▶ Problem description
Leave the pictures out and retype the lines from the beginning through the line with "import seaborn as sns", both ends included.

▶ Supplied information

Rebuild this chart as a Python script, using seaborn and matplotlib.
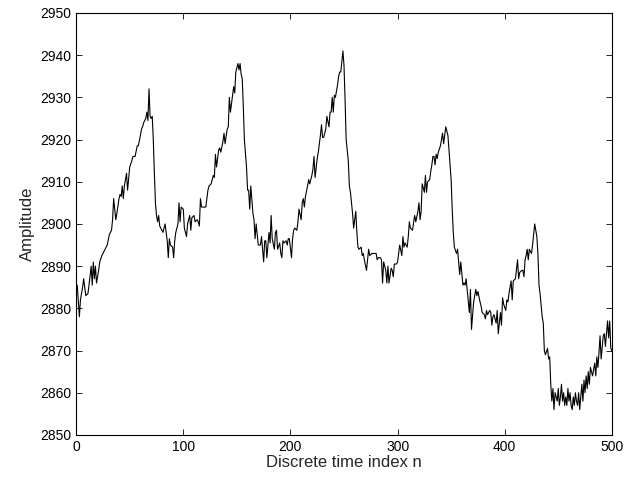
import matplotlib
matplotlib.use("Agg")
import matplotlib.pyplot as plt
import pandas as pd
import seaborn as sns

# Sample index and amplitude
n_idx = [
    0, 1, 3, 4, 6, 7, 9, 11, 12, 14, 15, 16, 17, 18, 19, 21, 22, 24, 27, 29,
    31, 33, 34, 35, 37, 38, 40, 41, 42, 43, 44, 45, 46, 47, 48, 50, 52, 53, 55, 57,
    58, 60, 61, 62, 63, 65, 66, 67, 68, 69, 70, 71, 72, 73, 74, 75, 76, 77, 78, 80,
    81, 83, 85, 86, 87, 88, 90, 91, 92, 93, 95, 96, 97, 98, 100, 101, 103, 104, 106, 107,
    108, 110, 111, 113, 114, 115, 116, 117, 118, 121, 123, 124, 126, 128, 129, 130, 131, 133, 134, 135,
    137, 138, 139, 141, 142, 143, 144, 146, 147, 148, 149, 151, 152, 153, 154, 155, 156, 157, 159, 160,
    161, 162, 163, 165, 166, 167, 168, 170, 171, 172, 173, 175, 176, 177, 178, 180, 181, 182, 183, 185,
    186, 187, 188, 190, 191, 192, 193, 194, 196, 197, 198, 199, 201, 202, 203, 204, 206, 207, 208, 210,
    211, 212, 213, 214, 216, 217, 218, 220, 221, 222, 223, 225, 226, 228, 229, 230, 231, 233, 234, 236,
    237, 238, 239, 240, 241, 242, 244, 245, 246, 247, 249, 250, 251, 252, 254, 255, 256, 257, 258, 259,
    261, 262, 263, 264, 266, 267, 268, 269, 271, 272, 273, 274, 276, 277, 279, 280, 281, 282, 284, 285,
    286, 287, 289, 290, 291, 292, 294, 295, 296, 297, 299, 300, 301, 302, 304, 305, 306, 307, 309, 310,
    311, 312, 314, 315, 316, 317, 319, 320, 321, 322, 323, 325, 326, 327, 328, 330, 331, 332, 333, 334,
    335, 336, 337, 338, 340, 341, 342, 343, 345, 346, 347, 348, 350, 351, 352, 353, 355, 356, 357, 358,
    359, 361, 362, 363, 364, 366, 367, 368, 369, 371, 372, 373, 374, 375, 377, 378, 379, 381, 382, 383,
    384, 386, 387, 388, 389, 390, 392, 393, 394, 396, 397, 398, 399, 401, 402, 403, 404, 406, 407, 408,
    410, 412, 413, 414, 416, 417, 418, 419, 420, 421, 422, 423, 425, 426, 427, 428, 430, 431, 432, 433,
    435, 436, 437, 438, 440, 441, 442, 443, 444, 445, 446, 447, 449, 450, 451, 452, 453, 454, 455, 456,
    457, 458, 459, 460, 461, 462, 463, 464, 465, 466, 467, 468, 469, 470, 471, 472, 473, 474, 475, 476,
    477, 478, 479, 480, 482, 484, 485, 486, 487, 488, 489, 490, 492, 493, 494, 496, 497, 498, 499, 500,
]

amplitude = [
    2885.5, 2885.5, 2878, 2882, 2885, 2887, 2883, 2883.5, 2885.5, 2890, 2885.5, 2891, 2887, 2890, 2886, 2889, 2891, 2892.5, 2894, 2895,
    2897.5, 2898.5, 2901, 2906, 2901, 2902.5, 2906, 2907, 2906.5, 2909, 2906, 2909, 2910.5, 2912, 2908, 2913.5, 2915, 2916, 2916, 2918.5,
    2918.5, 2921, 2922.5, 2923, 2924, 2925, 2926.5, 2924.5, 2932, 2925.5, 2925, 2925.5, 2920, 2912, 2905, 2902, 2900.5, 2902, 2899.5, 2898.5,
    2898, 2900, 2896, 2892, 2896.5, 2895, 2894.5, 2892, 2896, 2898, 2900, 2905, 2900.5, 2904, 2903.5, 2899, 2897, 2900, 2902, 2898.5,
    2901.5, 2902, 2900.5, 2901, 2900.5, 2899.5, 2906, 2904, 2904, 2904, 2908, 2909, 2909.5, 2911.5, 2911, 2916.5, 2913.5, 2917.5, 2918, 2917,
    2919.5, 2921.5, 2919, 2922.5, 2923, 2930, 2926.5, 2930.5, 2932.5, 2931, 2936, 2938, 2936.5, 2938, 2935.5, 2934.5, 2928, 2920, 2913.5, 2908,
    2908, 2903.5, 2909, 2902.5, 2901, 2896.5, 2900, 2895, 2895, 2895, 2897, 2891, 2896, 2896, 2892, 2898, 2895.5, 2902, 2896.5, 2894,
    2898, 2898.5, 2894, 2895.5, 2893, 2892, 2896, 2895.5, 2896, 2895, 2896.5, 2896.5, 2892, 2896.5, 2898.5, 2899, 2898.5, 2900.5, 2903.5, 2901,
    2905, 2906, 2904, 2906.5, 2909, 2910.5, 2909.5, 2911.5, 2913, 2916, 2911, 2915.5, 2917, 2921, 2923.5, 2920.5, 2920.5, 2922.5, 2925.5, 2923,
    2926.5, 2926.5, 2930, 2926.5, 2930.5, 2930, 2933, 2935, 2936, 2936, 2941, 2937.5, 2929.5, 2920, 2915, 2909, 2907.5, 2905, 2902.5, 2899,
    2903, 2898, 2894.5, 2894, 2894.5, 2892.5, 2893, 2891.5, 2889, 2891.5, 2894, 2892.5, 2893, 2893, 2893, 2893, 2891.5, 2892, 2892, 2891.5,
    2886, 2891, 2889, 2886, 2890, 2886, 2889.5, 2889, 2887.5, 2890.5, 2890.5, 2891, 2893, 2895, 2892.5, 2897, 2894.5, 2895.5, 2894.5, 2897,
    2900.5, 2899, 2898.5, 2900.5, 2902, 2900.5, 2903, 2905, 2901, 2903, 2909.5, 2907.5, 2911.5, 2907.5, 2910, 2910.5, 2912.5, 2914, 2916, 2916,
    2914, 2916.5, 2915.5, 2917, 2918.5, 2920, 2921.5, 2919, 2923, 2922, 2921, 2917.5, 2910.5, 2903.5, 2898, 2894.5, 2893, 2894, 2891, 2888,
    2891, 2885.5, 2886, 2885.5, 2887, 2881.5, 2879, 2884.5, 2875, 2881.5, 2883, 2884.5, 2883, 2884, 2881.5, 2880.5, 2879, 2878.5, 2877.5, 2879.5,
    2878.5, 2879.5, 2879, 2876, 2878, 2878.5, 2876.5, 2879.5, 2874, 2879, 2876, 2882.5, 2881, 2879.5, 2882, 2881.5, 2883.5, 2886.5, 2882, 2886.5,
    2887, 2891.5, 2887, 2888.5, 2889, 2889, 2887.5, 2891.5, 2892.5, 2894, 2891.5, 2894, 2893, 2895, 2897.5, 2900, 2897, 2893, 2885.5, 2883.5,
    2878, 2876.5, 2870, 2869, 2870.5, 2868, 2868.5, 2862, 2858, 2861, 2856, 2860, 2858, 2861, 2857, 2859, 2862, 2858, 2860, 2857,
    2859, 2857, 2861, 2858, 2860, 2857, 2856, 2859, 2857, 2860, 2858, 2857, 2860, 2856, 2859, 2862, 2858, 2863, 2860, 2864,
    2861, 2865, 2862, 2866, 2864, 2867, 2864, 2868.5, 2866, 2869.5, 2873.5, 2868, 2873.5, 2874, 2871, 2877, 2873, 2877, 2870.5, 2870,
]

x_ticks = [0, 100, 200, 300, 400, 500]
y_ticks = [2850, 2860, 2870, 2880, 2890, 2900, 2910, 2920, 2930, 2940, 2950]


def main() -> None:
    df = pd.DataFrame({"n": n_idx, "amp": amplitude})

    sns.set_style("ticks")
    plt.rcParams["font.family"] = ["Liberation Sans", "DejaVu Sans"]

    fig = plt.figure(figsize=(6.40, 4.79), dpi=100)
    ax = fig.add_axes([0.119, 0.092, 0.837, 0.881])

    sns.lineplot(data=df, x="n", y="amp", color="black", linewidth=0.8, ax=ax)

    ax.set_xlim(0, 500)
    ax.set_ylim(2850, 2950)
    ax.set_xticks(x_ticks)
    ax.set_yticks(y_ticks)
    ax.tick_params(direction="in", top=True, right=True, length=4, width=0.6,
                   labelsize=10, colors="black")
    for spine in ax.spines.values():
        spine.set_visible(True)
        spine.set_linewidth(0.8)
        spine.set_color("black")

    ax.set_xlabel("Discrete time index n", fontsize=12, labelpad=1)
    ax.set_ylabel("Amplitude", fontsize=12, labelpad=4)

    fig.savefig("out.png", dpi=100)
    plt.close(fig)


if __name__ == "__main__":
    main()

▶ Output of the task
Rebuild this chart as a Python script, using seaborn and matplotlib.
import matplotlib
matplotlib.use("Agg")
import matplotlib.pyplot as plt
import pandas as pd
import seaborn as sns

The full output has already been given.